De gemeente heeft het pand voor de heffing van de onroerendgoedbelastingen laten taxeren. Bij die taxatie werd een waarde in het economische verkeer van het pand vastgesteld van f 274.000 per de peildatum 1 januari 1981. Een taxatierapport is door de gemeente overgelegd.

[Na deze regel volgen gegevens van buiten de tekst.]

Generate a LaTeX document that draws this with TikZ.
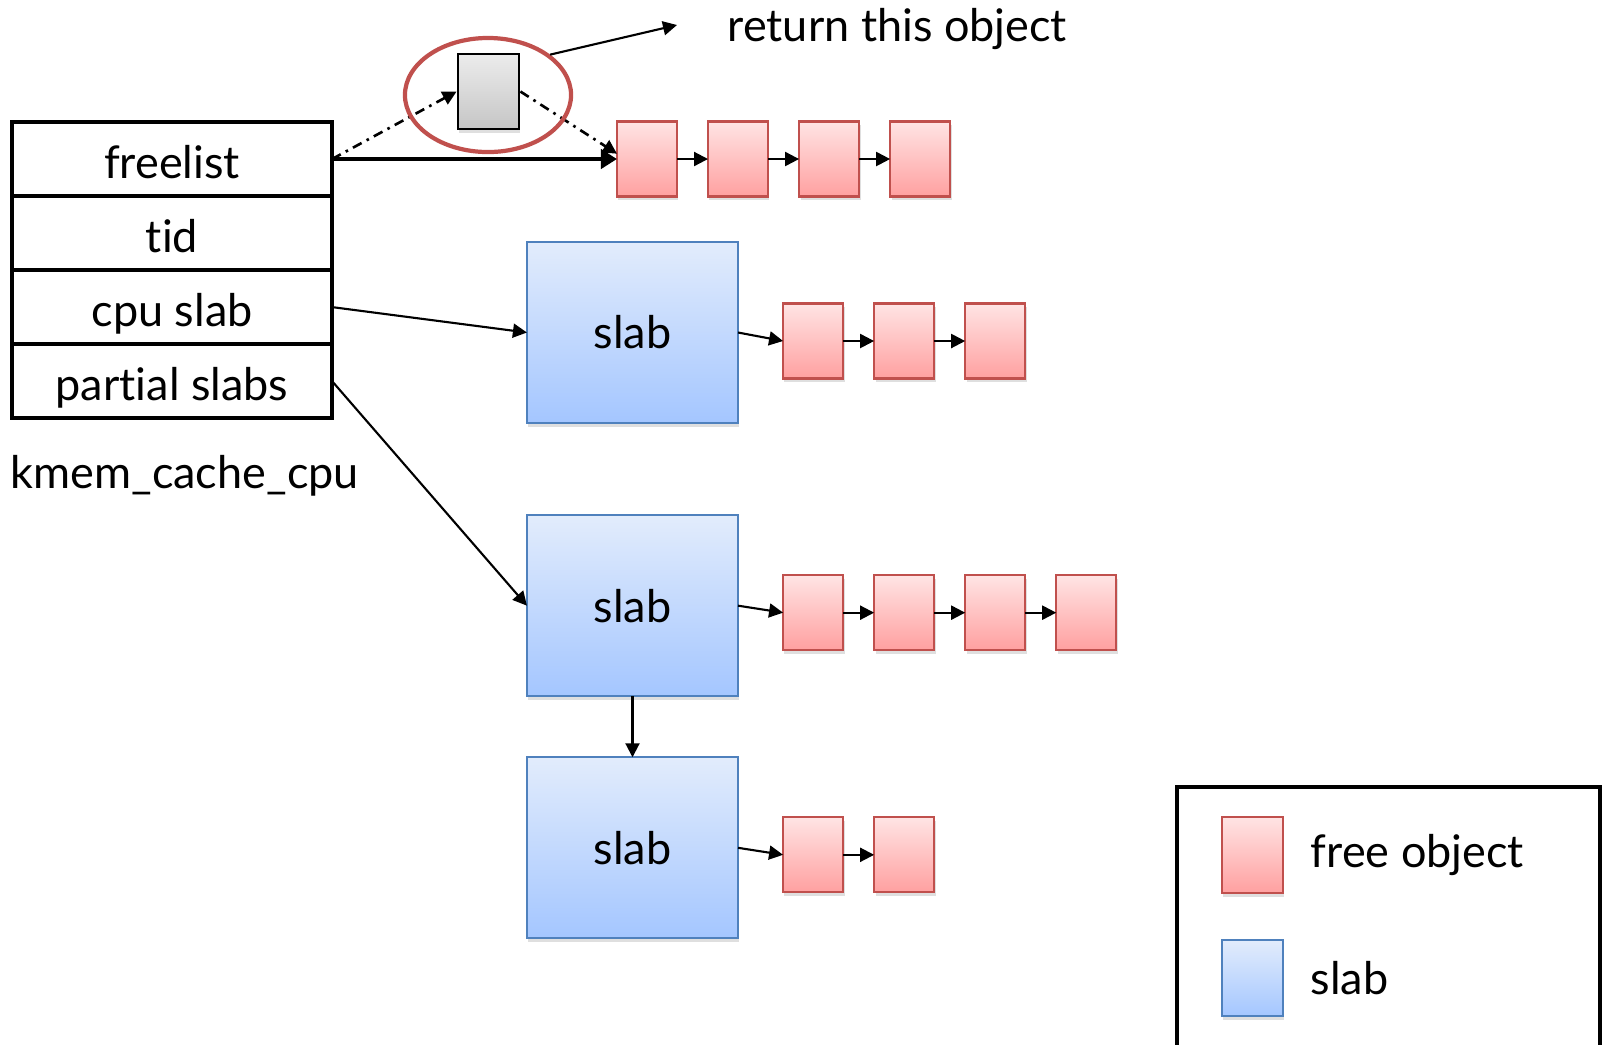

Het hof heeft met betrekking tot het geschil en de standpunten van partijen vermeld:

dat het geschil betreft de waarde in het economische verkeer per de peildatum - 1 januari 1981 - van het pand a-straat 1;

dat partijen hun vorenomschreven standpunten doen steunen op de gronden welke daartoe door hen zijn aangevoerd in het beroepschrift onderscheidenlijk het vertoogschrift alsook in hun respectieve pleitnota's, van al welke stukken de inhoud als hier ingevoegd moet worden aangemerkt; dat partijen aan hun aldus gegeven uiteenzettingen ter zitting geen andere argumenten hebben toegevoegd;

Het hof heeft vervolgens omtrent het geschil overwogen;

dat overeenkomstig art. 5, lid 1 van de Verordening voor de vaststelling van de heffingsgrondslag de waarde in het economische verkeer wordt bepaald op die, welke aan het onroerende goed dient te worden toegekend indien de volle en onbezwaarde eigendom daarvan zou kunnen worden overgedragen en de verkrijger het goed in de staat waarin het zich bevindt, onmiddellijk en in volle omvang in feitelijk gebruik zou kunnen nemen;

dat gelet op deze bepaling niet gezegd kan worden dat de waarde voor de onroerendgoedbelastingen van het onderhavige onroerende goed wordt beïnvloed door de uit het erfpachtscontract voor de gemeente voortvloeiende rechten, noch door het belanghebbende persoonlijk betreffende vervreemdingsverbod, zodat met deze beide factoren bij de waardebepaling van het onroerende goed terecht geen rekening is gehouden;

dat het door de gemeente ingediende taxatierapport voldoende gemotiveerd is en het hof geen reden heeft aan de juistheid daarvan te twijfelen;

Op deze gronden heeft het hof de uitspraak van Burgemeester en Wethouders bevestigd.